Getting into the University of Mexico was a bit of a coup for me. It was a 50-50 thing, and I had that bit of luck to get my foot in. It probably should have been a step up. Sadly it wasn't. I might tell you a lot about why not.
It was a great eye-opener. It may not be a big name school, but I think by now its reputation should be greatly enhanced. Unlike Snowy Hill, which tended to be very wonky, very nerdy, very science-y and a heavily theoretical bent, the culture in University of Mexico was very applied. And you could say that I struggled to adjust. It should have been the best time of my life.
I had to get up to speed quickly. What I remember learning was that there was this thing called the cloud, it enabled high powered computing to take place. This high powered computing, in turn, allowed great advances in machine learning to take place. It was the dawn of a new era of Big Data. I still remember thinking, every where you went, you saw that the pieces of the puzzle were falling into place. Something big was about to happen.
In the years following my graduation, the tasks started falling down. Speech recognition, facial recognition, machine translation, and playing Go. Artificial Intelligence was basically science fiction when I started grad school, and within 5 years, it became the buzzword. It's just a shame that I never capitalised on it. I did do some project on supercomputing and Hadoop. But that's pretty rudimentary. Maybe there's just so much to learn that you can spend a whole life time learning.
If things had stopped there, it would have ended on a great note. But there's the eighth story.
In the eighth story, I found work. IT was a nice place, what you'd expect from a tech workplace. Flexi hours, and I had colleagues who were pretty competent. It seemed like my dreams had come true. I could drink all the coffee I want, sit in a brick lined converted warehouse all day. Earn a nice paycheck.
The catch? IT wasn't actually something that I was that interested in. People were dealing with UX / user experience. Remember me developing an antipathy towards computer games because it took me away from my nerdier philosophical inclinations? I should have split and ran for the hills after the first few years. During the first few years, you pick up the basics, and there's every reason to be working for anybody who's willing to pay you. But after that....

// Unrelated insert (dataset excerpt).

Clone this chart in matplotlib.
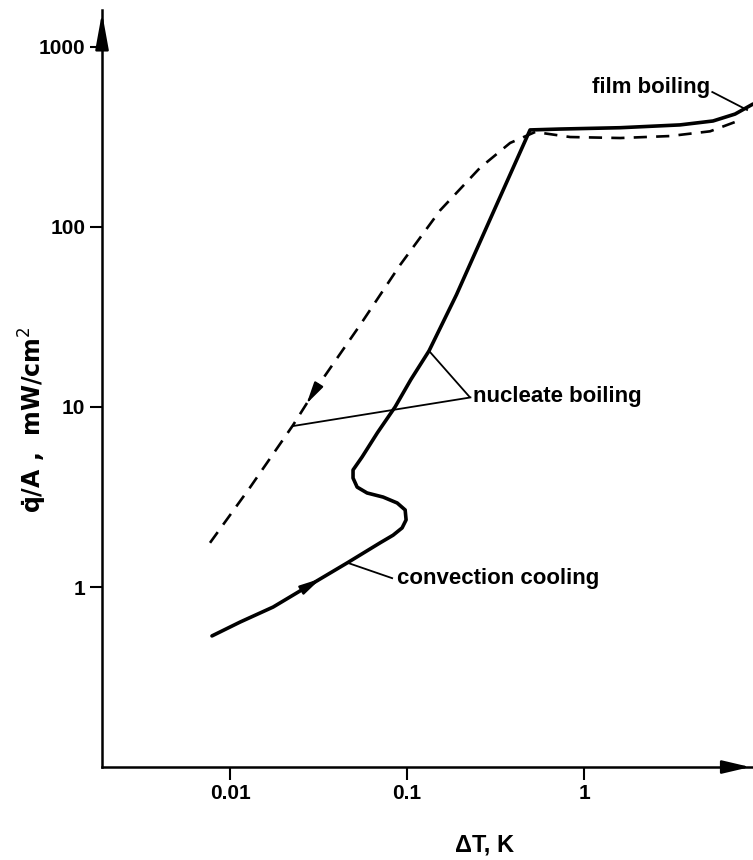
import numpy as np
import matplotlib.pyplot as plt

plt.rcParams['font.family'] = ['Liberation Sans', 'DejaVu Sans']

# solid curve: convection cooling -> nucleate boiling -> film boiling
solid_dT = [0.0079, 0.0114, 0.0175, 0.0294, 0.0458, 0.0704, 0.0833, 0.0937, 0.0987,
            0.0975, 0.0879, 0.0732, 0.0594, 0.0522, 0.0495, 0.0495, 0.0557, 0.068,
            0.0855, 0.105, 0.133, 0.190, 0.300, 0.495,
            0.732, 1.60, 3.48, 5.35, 7.13, 9.0]
solid_q = [0.535, 0.639, 0.774, 1.05, 1.36, 1.76, 1.94, 2.13, 2.36,
           2.68, 2.93, 3.16, 3.33, 3.59, 4.03, 4.47, 5.28, 7.2,
           10.0, 14.2, 20.5, 42.0, 115.0, 346.0,
           350.0, 356.0, 369.0, 388.0, 424.0, 482.0]

# dashed curve: reverse branch
dash_dT = [0.0077, 0.0130, 0.0227, 0.0310, 0.0542, 0.0913, 0.154, 0.258, 0.382, 0.529,
           0.834, 1.60, 3.06, 5.15, 7.6]
dash_q = [1.76, 3.59, 7.94, 12.9, 28.5, 61.5, 124.0, 213.0, 293.0, 337.0,
          316.0, 312.0, 320.0, 340.0, 392.0]

xticks = [0.01, 0.1, 1]
xtick_labels = ['0.01', '0.1', '1']
yticks = [1, 10, 100, 1000]
ytick_labels = ['1', '10', '100', '1000']

fig = plt.figure(figsize=(7.53, 8.60), dpi=100)
ax = fig.add_axes([0.1355, 0.1081, 0.8645, 0.8803])
ax.set_xscale('log')
ax.set_yscale('log')
ax.set_xlim(0.00189, 9.0)
ax.set_ylim(0.1, 1605)

ax.plot(solid_dT, solid_q, color='black', lw=2.6, solid_capstyle='round', solid_joinstyle='round')
ax.plot(dash_dT, dash_q, color='black', lw=1.9, dashes=(5, 3.5))

# direction arrows on the curves
def curve_arrow(xs, ys, i, frac):
    lx0, ly0 = np.log10(xs[i]), np.log10(ys[i])
    lx1, ly1 = np.log10(xs[i + 1]), np.log10(ys[i + 1])
    tip = (10 ** (lx0 + frac * (lx1 - lx0)), 10 ** (ly0 + frac * (ly1 - ly0)))
    back = (10 ** (lx0 + (frac - 0.25) * (lx1 - lx0)), 10 ** (ly0 + (frac - 0.25) * (ly1 - ly0)))
    ax.annotate('', xy=tip, xytext=back,
                arrowprops=dict(arrowstyle='-|>,head_length=1.3,head_width=0.3',
                                color='black', lw=1.5, mutation_scale=10))

curve_arrow(solid_dT, solid_q, 3, 0.3)
curve_arrow(dash_dT[::-1], dash_q[::-1], 11, 0.5)

for s in ['top', 'right']:
    ax.spines[s].set_visible(False)
for s in ['left', 'bottom']:
    ax.spines[s].set_linewidth(1.8)

ax.set_xticks(xticks)
ax.set_xticklabels(xtick_labels)
ax.set_yticks(yticks)
ax.set_yticklabels(ytick_labels)
ax.minorticks_off()
ax.tick_params(direction='out', length=9, width=1.5, labelsize=15, pad=3)
for t in ax.get_xticklabels() + ax.get_yticklabels():
    t.set_fontweight('bold')

# axis arrowheads
ax.annotate('', xy=(1.0, 0), xytext=(0.97, 0), xycoords='axes fraction',
            arrowprops=dict(arrowstyle='-|>,head_length=1.7,head_width=0.4',
                            color='black', lw=1.8, mutation_scale=10))
ax.annotate('', xy=(0, 1.0), xytext=(0, 0.97), xycoords='axes fraction',
            arrowprops=dict(arrowstyle='-|>,head_length=2.2,head_width=0.4',
                            color='black', lw=1.8, mutation_scale=10))

lab = dict(fontsize=16, fontweight='bold', color='black')

# nucleate boiling
ax.plot([0.0227, 0.228], [7.84, 11.3], color='black', lw=1.3)
ax.plot([0.133, 0.225], [20.5, 11.4], color='black', lw=1.3)
ax.text(0.235, 11.4, 'nucleate boiling', ha='left', va='center', **lab)

# convection cooling
ax.plot([0.0464, 0.0823], [1.36, 1.12], color='black', lw=1.3)
ax.text(0.0881, 1.12, 'convection cooling', ha='left', va='center', **lab)

# film boiling
ax.plot([5.3, 8.33], [562, 447], color='black', lw=1.3)
ax.text(5.15, 592, 'film boiling', ha='right', va='center', **lab)

fig.text(485 / 753, 1 - 845 / 860, 'ΔT, K', ha='center', va='center', fontsize=17, fontweight='bold')
fig.text(33 / 753, 1 - 420 / 860, 'q\u0307/A ,  mW/cm$^2$', ha='center', va='center',
         rotation=90, fontsize=17, fontweight='bold', family=['DejaVu Sans'])

fig.savefig('out.png', dpi=100)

There were things that I found endlessly exhausting. Making things literally pixel perfect. As in, aligning a line so that it fell on the edge of the pixel, so that you don't have that smudgy thing going on when you have a whole row of pixels with the intermediate color (this is called “aliasing”). There were times when there was some little HTML image element for every little thing in a web page, and you just had to make sure that everything fell into place, whether it was rotated or whatever. You had to make the flowcharts looking perfect.
I went into the job thinking that I had triumphed, that I had gone into a foreign land and done good, and landed on my feet. And it was a very gradual process, that my antipathy for what I had to do for a living had grown from a minor irritation to something that started to make me scream. At least when I was working for the factory, I had this natural curiosity about how to build a schema that would adequately represent physical objects moving around in the real world. That was fun. User experience was a bit like the colouring work that I didn't like to do as a kindergartener. Eventually my antipathy went up to the level that we just had to part ways.
During my last year there, there was some kind of a desperate lunge to salvage whatever I could from my years there. I tried to persuade myself that there was something interesting to learn. I could learn the computer systems that undergirded the application, which was some kind of a funky editor. I tried to make myself interested in the endless reams of code: we had a product that ran on two platforms, and there was a whole chunk of code which described behaviour, and two chunks that interfaced with the Mac and the PC. I tried to get familiar with them. I struggled to stay awake at work. Eventually I had to get out of there.
As I tell my story, I'm out here, in between things, alone in the wilderness. With every stage, it seems that I'm further and further away from what mathematics seemed to be at first, some kind of a game that I happened to be good at, some kind of pleasant dreamworld where I could just beat my classmates at, as though I were swatting flies away, some kind of nice garden of abstractions. It became more and more like some ugly, messy, but in some other ways, vital construction site, built on blood and sweat. And goodness knows how many more years I still have before me to carry on in coding and engineering.